English
If p is prime and x ≠ 1, y ≠ 1, then xy = p^2 iff x = p and y = p.
Русский
Пусть p — простое, x ≠ 1, y ≠ 1. Тогда xy = p^2 эквивалентно x = p и y = p.
LaTeX
$$$$ \forall x,y,p \in \mathbb{N},\ \text{Prime}(p) \land x \neq 1 \land y \neq 1 \Rightarrow (xy = p^2 \iff x = p \land y = p). $$$$
Lean4
theorem mul_eq_prime_sq_iff {x y p : ℕ} (hp : p.Prime) (hx : x ≠ 1) (hy : y ≠ 1) : x * y = p ^ 2 ↔ x = p ∧ y = p :=
by
refine ⟨fun h => ?_, fun ⟨h₁, h₂⟩ => h₁.symm ▸ h₂.symm ▸ (sq _).symm⟩
have pdvdxy : p ∣ x * y := by rw [h];
simp [sq]
-- Could be `wlog := hp.dvd_mul.1 pdvdxy using x y`, but that imports more than we want.

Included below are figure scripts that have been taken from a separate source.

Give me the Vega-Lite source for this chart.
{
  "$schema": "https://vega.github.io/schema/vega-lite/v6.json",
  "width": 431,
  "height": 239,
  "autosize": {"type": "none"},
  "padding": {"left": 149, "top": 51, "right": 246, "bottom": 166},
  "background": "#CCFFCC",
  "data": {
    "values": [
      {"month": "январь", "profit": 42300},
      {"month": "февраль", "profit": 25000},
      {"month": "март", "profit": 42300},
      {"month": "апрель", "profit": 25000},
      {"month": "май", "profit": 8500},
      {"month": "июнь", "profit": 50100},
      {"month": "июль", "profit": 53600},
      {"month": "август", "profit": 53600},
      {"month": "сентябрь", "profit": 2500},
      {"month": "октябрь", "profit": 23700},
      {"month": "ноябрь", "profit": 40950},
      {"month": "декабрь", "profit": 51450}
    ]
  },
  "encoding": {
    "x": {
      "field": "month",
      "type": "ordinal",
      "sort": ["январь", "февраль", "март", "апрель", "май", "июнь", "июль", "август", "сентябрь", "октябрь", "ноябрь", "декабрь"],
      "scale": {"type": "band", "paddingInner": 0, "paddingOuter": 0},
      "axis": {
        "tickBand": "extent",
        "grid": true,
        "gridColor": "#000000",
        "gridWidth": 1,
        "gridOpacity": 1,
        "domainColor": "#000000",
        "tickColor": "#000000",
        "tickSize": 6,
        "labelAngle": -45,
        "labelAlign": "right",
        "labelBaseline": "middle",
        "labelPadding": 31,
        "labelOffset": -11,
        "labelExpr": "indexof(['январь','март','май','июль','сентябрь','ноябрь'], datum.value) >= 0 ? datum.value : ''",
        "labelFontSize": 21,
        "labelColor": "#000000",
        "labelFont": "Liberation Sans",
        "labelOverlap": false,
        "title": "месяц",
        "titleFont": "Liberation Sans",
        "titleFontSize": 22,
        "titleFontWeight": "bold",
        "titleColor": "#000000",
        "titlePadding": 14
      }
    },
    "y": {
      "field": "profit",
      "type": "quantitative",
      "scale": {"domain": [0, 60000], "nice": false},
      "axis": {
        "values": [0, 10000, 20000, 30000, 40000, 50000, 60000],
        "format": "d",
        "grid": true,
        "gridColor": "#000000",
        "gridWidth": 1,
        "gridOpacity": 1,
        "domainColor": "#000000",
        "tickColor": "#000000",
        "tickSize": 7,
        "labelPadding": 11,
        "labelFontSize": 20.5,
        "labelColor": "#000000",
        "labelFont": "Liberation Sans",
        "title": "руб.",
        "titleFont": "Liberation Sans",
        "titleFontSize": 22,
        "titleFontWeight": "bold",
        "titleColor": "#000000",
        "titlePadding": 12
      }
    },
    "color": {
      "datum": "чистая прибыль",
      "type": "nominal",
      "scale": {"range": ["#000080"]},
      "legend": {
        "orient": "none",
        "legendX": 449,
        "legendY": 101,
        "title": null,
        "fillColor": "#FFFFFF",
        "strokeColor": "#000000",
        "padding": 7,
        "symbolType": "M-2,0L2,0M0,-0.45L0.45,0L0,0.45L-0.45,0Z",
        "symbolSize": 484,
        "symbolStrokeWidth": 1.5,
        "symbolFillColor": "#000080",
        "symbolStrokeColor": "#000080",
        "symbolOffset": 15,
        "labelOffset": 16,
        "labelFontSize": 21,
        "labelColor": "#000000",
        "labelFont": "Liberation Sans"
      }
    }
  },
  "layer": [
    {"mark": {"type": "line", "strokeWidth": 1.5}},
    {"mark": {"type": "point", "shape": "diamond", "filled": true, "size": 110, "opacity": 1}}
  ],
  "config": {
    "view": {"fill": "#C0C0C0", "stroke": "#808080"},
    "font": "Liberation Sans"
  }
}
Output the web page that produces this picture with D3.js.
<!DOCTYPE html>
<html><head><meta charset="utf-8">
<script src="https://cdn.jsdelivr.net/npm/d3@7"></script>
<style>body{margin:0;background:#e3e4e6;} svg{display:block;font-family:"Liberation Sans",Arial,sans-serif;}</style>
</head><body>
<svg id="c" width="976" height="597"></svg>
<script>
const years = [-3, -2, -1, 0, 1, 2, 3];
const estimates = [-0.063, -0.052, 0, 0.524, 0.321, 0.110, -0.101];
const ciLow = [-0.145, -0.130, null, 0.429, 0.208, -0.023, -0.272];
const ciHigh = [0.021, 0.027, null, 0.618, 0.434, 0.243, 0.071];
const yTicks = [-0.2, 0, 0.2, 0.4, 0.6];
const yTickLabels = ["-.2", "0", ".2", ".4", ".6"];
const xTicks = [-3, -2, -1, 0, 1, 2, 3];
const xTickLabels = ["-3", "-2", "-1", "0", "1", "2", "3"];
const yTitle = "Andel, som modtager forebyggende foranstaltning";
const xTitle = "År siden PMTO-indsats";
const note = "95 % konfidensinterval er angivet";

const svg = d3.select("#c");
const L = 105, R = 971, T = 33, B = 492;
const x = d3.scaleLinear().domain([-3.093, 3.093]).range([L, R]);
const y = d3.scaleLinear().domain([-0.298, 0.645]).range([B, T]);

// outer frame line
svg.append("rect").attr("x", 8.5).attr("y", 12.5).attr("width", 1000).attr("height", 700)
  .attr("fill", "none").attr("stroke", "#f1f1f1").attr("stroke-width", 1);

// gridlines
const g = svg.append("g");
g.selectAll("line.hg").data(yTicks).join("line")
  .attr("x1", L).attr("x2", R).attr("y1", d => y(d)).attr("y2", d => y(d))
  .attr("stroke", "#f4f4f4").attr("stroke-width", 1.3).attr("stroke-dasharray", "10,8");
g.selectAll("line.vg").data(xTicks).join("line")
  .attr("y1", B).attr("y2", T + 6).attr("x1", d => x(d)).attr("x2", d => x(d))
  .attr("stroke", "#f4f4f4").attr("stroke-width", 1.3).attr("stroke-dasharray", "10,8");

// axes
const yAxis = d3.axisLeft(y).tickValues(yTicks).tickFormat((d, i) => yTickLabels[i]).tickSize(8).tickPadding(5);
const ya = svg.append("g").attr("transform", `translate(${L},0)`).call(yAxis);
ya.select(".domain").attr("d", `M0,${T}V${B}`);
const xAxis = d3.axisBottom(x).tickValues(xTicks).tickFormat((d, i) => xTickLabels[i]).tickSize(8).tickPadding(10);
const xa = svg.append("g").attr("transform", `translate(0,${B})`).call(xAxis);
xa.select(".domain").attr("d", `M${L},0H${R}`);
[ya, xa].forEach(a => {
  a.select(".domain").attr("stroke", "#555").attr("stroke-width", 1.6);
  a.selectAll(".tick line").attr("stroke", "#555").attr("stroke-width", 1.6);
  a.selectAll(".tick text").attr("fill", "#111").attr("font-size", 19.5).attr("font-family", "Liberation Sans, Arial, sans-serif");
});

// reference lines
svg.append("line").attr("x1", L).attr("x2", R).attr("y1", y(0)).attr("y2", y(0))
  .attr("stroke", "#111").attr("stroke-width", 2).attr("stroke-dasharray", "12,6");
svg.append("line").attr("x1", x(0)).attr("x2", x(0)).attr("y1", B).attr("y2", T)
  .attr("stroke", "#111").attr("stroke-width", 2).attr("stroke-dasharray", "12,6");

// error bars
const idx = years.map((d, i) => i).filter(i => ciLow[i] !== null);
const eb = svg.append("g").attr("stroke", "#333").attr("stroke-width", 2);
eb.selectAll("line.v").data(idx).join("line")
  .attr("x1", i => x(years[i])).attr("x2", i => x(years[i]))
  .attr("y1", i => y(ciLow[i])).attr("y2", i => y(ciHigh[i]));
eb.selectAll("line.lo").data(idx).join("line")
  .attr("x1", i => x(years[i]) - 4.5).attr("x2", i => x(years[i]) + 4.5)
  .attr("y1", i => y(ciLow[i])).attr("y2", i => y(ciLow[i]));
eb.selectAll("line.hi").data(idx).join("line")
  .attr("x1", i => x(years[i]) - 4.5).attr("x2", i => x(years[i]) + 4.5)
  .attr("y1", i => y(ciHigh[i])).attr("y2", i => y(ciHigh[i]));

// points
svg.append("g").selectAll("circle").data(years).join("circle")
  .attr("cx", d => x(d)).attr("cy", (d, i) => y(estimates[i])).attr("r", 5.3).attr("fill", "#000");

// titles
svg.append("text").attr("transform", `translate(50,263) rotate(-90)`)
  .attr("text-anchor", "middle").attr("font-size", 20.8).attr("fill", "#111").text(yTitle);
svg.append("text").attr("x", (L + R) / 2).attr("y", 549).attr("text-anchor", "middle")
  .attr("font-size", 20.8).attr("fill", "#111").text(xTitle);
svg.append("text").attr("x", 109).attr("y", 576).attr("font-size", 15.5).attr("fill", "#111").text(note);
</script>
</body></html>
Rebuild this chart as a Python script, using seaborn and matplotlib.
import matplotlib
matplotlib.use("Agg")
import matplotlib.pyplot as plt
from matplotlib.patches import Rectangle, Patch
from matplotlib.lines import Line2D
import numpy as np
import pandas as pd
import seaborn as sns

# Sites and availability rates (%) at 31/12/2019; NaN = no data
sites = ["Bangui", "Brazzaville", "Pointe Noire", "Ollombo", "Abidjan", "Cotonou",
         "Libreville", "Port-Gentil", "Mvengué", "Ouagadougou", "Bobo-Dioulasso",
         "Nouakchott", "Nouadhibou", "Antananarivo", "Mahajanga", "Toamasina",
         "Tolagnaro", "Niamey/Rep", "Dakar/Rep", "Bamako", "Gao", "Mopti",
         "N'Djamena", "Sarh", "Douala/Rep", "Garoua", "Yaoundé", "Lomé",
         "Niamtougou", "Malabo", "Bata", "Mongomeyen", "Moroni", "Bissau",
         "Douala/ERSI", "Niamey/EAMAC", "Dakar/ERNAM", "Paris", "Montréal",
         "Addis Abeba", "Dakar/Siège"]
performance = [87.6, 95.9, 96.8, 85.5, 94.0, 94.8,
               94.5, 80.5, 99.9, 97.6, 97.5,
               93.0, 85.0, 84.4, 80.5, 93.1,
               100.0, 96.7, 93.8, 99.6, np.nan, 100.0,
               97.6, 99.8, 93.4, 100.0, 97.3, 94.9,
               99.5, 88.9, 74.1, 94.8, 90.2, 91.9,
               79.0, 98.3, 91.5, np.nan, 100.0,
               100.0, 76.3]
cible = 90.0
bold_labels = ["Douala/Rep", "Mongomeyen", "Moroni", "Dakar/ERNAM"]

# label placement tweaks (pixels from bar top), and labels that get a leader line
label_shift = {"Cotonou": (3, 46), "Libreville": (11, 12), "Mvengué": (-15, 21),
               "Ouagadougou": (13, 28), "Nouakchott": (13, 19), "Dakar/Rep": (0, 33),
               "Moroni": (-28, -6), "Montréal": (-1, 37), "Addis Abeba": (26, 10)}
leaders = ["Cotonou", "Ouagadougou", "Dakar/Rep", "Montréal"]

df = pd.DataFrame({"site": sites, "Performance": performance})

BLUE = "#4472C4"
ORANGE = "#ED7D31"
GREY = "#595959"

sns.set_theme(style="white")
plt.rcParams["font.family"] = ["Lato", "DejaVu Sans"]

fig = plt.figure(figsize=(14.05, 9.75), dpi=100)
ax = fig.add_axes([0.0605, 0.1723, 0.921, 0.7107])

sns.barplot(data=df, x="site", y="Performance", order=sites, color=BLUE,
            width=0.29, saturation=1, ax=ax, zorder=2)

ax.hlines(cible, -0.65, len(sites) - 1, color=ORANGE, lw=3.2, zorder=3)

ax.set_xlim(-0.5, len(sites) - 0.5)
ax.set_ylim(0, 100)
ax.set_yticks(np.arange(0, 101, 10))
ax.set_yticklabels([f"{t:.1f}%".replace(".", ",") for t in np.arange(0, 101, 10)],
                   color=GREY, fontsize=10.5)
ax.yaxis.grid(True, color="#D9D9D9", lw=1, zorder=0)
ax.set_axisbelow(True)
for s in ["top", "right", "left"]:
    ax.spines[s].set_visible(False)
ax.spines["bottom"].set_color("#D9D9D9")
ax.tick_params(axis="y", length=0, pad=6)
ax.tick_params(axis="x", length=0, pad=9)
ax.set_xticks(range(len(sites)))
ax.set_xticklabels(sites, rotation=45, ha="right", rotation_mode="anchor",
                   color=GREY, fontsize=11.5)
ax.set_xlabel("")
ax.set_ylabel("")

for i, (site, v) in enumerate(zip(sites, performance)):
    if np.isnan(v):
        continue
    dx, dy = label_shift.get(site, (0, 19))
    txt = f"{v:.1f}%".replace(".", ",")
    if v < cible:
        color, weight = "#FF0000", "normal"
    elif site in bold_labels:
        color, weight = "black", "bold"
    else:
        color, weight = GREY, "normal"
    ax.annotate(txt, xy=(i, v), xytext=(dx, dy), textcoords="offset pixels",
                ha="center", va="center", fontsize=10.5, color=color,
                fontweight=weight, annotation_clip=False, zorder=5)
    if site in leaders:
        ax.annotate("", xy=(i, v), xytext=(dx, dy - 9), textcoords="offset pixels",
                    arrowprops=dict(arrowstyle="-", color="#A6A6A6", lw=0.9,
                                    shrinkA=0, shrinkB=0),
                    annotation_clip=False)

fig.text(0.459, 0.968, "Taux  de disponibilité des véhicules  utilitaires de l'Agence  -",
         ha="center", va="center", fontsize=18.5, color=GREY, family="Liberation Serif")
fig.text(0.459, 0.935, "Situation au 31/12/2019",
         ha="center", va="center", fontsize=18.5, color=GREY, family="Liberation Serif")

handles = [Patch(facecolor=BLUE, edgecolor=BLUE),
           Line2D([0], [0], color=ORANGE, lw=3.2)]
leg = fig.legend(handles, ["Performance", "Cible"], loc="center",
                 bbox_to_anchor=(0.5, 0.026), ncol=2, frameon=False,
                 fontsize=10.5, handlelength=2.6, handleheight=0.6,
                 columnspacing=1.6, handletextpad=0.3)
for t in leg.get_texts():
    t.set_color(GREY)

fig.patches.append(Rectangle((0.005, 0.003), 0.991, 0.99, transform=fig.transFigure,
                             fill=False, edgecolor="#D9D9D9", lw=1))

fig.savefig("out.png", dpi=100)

suffices ∀ x' y' : ℕ, x' ≠ 1 → y' ≠ 1 → x' * y' = p ^ 2 → p ∣ x' → x' = p ∧ y' = p by
obtain hx | hy := hp.dvd_mul.1 pdvdxy <;> [skip; rw [And.comm]] <;> [skip; rw [mul_comm] at h pdvdxy] <;>
apply this <;>
assumption
rintro x y hx hy h ⟨a, ha⟩
have : a ∣ p := ⟨y, by rwa [ha, sq, mul_assoc, mul_right_inj' hp.ne_zero, eq_comm] at h⟩
obtain ha1 | hap := (Nat.dvd_prime hp).mp ‹a ∣ p›
· subst ha1
rw [mul_one] at ha
subst ha
simp only [sq, mul_right_inj' hp.ne_zero] at h
subst h
exact ⟨rfl, rfl⟩
· refine (hy ?_).elim
subst hap
subst ha
rw [sq, Nat.mul_eq_left (Nat.mul_ne_zero hp.ne_zero hp.ne_zero)] at h
exact h